The Eucharist is the life blood of Catholic faith. It forms the basis of our belief and, as a matter of fact, without the Eucharist, which is a continuous reliving of the sacrifice on Calvary, there should be nothing like the Church. This is the major gap between the Catholic Church as the Church to which Christ handed all authority and the other Christian denominations. Catholic Christians believe that after the words of consecration, what we have on the altar is no longer bread and wine, but the body and blood of Jesus Christ (TRANS-SUBTANTIATION as against TRANS-SIGNIFICATION, as believed by many protestant churches. The preacher can briefly explain the meaning of trans-substantiation, and trans-signification). He is present in a mysterious way under the forms of bread and wine. Christ gave himself to us in the form of bread and wine not just to perpetuate his presence among us, but he wants us to consume him in the form of the two species. We believe that in either form, he is present fully in his HUMANITY AND DIVINITY, SOUL AND BODY. That is why we adore and worship him in the Blessed Sacrament.

Christ wants to come into us and live in us and transform us into himself. As God, he does not force himself unto us; he requires faith so that in believing, it will be out of convinction that we receive (Thus the need for saying ‘AMEN’ during the reception of Holy Communion). Remember: he said ‘take, eat, this is my body’ and ‘take, drink, this is my blood’, so that we eat and drink believing in faith that he is actually therein. On the other hand, from scientific point of view, WE KNOW GENERALLY THAT WE BECOME WHAT WE EAT. What we consume eventually becomes transformed into our flesh and blood. That is why Christ wants us to eat his body and drink his blood so that we can be transformed into him. Being transformed into Christ, we become his image the more. It is no long us living again, as St Paul puts it, but Christ living in us (Gal 2:20) Thus, we become new creation (2Cor 5:17).

However, this food and drink is not that Christ give is not the type that one can simply wash his/her hands and eat. It is the type that also requires that we wash our hearts, souls and minds before eating. It is not the type that is digested and absorbed in the intestines and stomach for bodily health alone. It is the type that is absorbed for the life of the soul, for spiritual enrichment. Before consuming the bread and wine, we purify ourselves in order to be worthy.


Being the sacrifice and the sacrament of Christ, the Eucharist ought to be handled and received with optimum respect. When it is not treated with reverence, that constitutes an abuse of the Eucharist. Every abuse of the Eucharist is a sin. There are two main abuses of the sacrament of the Body and blood of Christ:  a) UNWORTHY RECEPTION, b) WRONG USE OF THE EUCHARIST

a) Unworthy reception:

The Church stipulates that: “Anyone conscious of a grave sin must receive the sacrament of Reconciliation before coming to communion” Canon 1385. “Anyone” means that even deacons, priests, bishops are included. Some of these sins would include receiving the Eucharist in the following situations: (The priest needs to explain these situations briefly)

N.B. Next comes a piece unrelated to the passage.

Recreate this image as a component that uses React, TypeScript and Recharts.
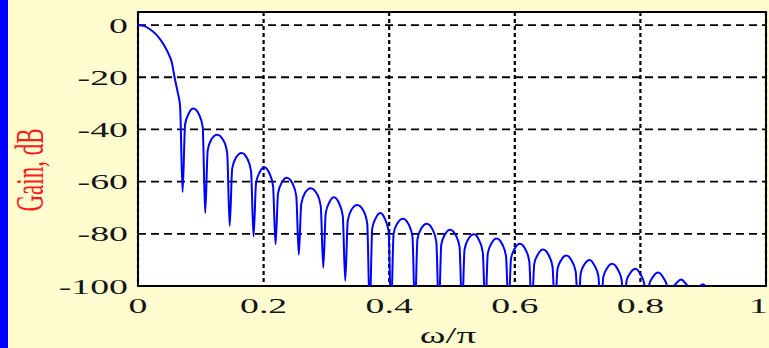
import {
  LineChart,
  Line,
  XAxis,
  YAxis,
  CartesianGrid,
  ReferenceArea,
  Label,
} from "recharts";

// axis ticks
const xTicks = [0, 0.2, 0.4, 0.6, 0.8, 1];
const yTicks = [0, -20, -40, -60, -80, -100];

// normalized frequency (omega / pi)
const omega = [
  0, 0.01, 0.019, 0.028, 0.035, 0.042, 0.048, 0.054, 0.058, 0.063, 0.067, 0.071,
  0.075, 0.081, 0.088, 0.097, 0.103, 0.107,
  0.111, 0.117, 0.126, 0.136, 0.142, 0.146,
  0.15, 0.156, 0.165, 0.174, 0.18, 0.184,
  0.188, 0.194, 0.201, 0.209, 0.215, 0.219,
  0.223, 0.229, 0.237, 0.246, 0.252, 0.256,
  0.26, 0.266, 0.275, 0.285, 0.291, 0.295,
  0.299, 0.305, 0.312, 0.32, 0.326, 0.33,
  0.334, 0.34, 0.349, 0.359, 0.365, 0.369,
  0.373, 0.379, 0.386, 0.393, 0.399, 0.403,
  0.407, 0.413, 0.422, 0.431, 0.437, 0.441,
  0.445, 0.451, 0.46, 0.469, 0.475, 0.479,
  0.483, 0.489, 0.497, 0.506, 0.512, 0.516,
  0.52, 0.526, 0.535, 0.543, 0.549, 0.553,
  0.557, 0.563, 0.571, 0.58, 0.586, 0.59,
  0.594, 0.6, 0.608, 0.617, 0.623, 0.627,
  0.631, 0.637, 0.645, 0.654, 0.66, 0.664,
  0.668, 0.674, 0.682, 0.691, 0.697, 0.701,
  0.705, 0.711, 0.719, 0.727, 0.733, 0.737,
  0.741, 0.747, 0.755, 0.764, 0.77, 0.774,
  0.778, 0.784, 0.792, 0.8, 0.806, 0.81,
  0.814, 0.82, 0.828, 0.837, 0.843, 0.847,
  0.851, 0.857, 0.865, 0.873, 0.879, 0.883,
  0.893, 0.9, 0.906,
];

// gain in dB at the points above
const gainDb = [
  0, -0.4, -1.6, -3.4, -5.4, -7.9, -10.7, -14.5, -19.7, -25.5, -31, -64,
  -38, -33.8, -32, -34.2, -39, -72,
  -48, -43.8, -42, -44.2, -49, -77,
  -55, -50.8, -49, -51.2, -56, -81,
  -60.5, -56.3, -54.5, -56.7, -61.5, -84,
  -64.5, -60.3, -58.5, -60.7, -65.5, -88,
  -68.5, -64.3, -62.5, -64.7, -69.5, -93,
  -72, -67.8, -66, -68.2, -73, -98,
  -75, -70.8, -69, -71.2, -76, -110,
  -78, -73.8, -72, -74.2, -79, -110,
  -80, -76, -74.2, -76.4, -81, -110,
  -82, -78, -76.1, -78.3, -83, -110,
  -84, -80.2, -78.4, -80.6, -85, -110,
  -86, -82, -80.2, -82.4, -87, -110,
  -87.5, -83.6, -81.8, -84, -88.5, -110,
  -89.5, -85.6, -83.8, -86, -90.5, -110,
  -91.5, -87.8, -86, -88.2, -92.5, -110,
  -93.5, -90, -88.3, -90.5, -94.5, -110,
  -95, -91.7, -90, -92.2, -96, -110,
  -96.5, -93.2, -91.5, -93.7, -97.5, -110,
  -98, -95, -93.4, -95.5, -99, -110,
  -99.5, -96.5, -94.8, -97, -100.5, -110,
  -101, -99, -97.5, -99.3, -101, -110,
  -100.5, -99.3, -101,
];

const data = omega.map((w, i) => ({ w, gain: gainDb[i] }));

const FONT = '"Liberation Serif", "DejaVu Serif", serif';
const STRETCH = 1.8;
const INK = "#151515";

const YTick = (props: any) => {
  const { x, y, payload } = props;
  return (
    <text
      transform={`translate(${x},${y + 7.5}) scale(${STRETCH},1)`}
      textAnchor="end"
      fontFamily={FONT}
      fontSize={21}
      fill={INK}
    >
      {payload.value}
    </text>
  );
};

const XTick = (props: any) => {
  const { x, y, payload } = props;
  // the last label sits against the right edge of the picture
  const last = payload.value === 1;
  return (
    <text
      transform={`translate(${last ? 768 : x},${y + 19}) scale(${STRETCH},1)`}
      textAnchor={last ? "end" : "middle"}
      fontFamily={FONT}
      fontSize={21}
      fill={INK}
    >
      {payload.value}
    </text>
  );
};

const YLabel = (props: any) => {
  const vb = props.viewBox || { x: 0, y: 12, height: 273 };
  const cx = vb.x + 43;
  const cy = vb.y + vb.height / 2 + 21;
  return (
    <text
      transform={`translate(${cx},${cy}) scale(1.7,1) rotate(-90)`}
      textAnchor="middle"
      fontFamily={FONT}
      fontSize={23}
      fill="#ff1a1a"
    >
      Gain, dB
    </text>
  );
};

const XLabel = (props: any) => {
  const vb = props.viewBox || { x: 138, y: 285, width: 628 };
  const cx = vb.x + vb.width / 2 - 4;
  return (
    <text
      transform={`translate(${cx},343) scale(1.7,1)`}
      textAnchor="middle"
      fontFamily={FONT}
      fontSize={23}
      fill={INK}
    >
      ω/π
    </text>
  );
};

export default function App() {
  return (
    <div
      style={{
        position: "fixed",
        left: 0,
        top: 0,
        width: 769,
        height: 348,
        background: "#fffdd0",
        overflow: "hidden",
      }}
    >
      <div
        style={{
          position: "absolute",
          left: 0,
          top: 0,
          width: 8,
          height: 348,
          background: "#0000ff",
          zIndex: 2,
        }}
      />
      <LineChart
        width={769}
        height={348}
        data={data}
        margin={{ top: 12, right: 3, bottom: 0, left: 0 }}
      >
        <CartesianGrid
          horizontal
          vertical={false}
          stroke="#000"
          strokeWidth={1.8}
          strokeDasharray="8 5"
          fill="#ffffff"
          fillOpacity={1}
        />
        <CartesianGrid
          horizontal={false}
          vertical
          stroke="#000"
          strokeWidth={2.2}
          strokeDasharray="4 3"
        />
        <XAxis
          dataKey="w"
          type="number"
          domain={[0, 1]}
          ticks={xTicks}
          height={62}
          axisLine={false}
          tickLine={false}
          tick={<XTick />}
          interval={0}
        >
          <Label content={<XLabel />} />
        </XAxis>
        <YAxis
          type="number"
          domain={[-100, 5]}
          ticks={yTicks}
          width={138}
          allowDataOverflow
          axisLine={false}
          tickLine={false}
          tickMargin={4}
          tick={<YTick />}
          interval={0}
        >
          <Label content={<YLabel />} />
        </YAxis>
        <Line
          type="monotone"
          dataKey="gain"
          stroke="#0000ff"
          strokeWidth={2}
          dot={false}
          isAnimationActive={false}
        />
        <ReferenceArea
          x1={0}
          x2={1}
          y1={-100}
          y2={5}
          fill="none"
          stroke="#000"
          strokeWidth={2}
        />
      </LineChart>
    </div>
  );
}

i) Those Cohabiting: (those living together and have a sexual relationship without being married.

ii) Polygamists (persons who have more than one wife or husband at the same time).

iii) Those who ALLOW or even FORCE their children to cohabit (Parents who receive bride prices for their children and even boast of how their children are ‘married’, living with a man, while they have not yet blessed their union in church. Such parents should stop receiving communion until those children married in church. However, this should be clearly distinguished from the case of a child who disobeys his/her parents and goes off with a boy/girl.)

iv) Those who have refused to forgive (those who have sworn never to forgive some particular person)

v) Sacramentally married couples who have separated, but have been authorized to receive communion by a priest or bishop, after hearing both partners.

vi) Those who have joined a sect, or left the Catholic Church to another Church, and have not yet been readmitted into the Church (N.B. Some sects even encourage ex-Catholics to go and “receive” communion and bring the sacred species to them for occult practices)

vii) Those practicing “mono-polygamy” (‘deuxiem bureau’: having an official wife or husband, but keeping other partners outside their marital homes)

b) Receiving the Eucharist with inattention:

i) Joining the communion cue just because it is ‘your turn’ in the sitting position (without prior plan/intention to receive communion). Receiving communion for fear of what people may say if you fail to follow the cue.

ii) Failure to keep Eucharistic fast (coming straight from eating ordinary food and receiving holy communion); Chewing (kola nuts or chewing gum) right to the foot of the altar (e.g. having a tooth pick in the mouth).

iii) Jumping off from one activity to receive communion and then continuing immediately after reception (e.g. conducting a choir and jumping off to receive, and then returning immediately to conduct, without any brief silence or meditation)

iv) Receiving with dirty hands.

v) Failure to respond AMEN, when the priest says “ the Body of Christ”. etc. etc.


The Son of God is right here in our midst.  The Body and Blood of Christ are with us.  Let us pray during this Eucharistic celebration that we may be fully aware of the presence of Jesus among us.  May we show respect for him in everything we do and say.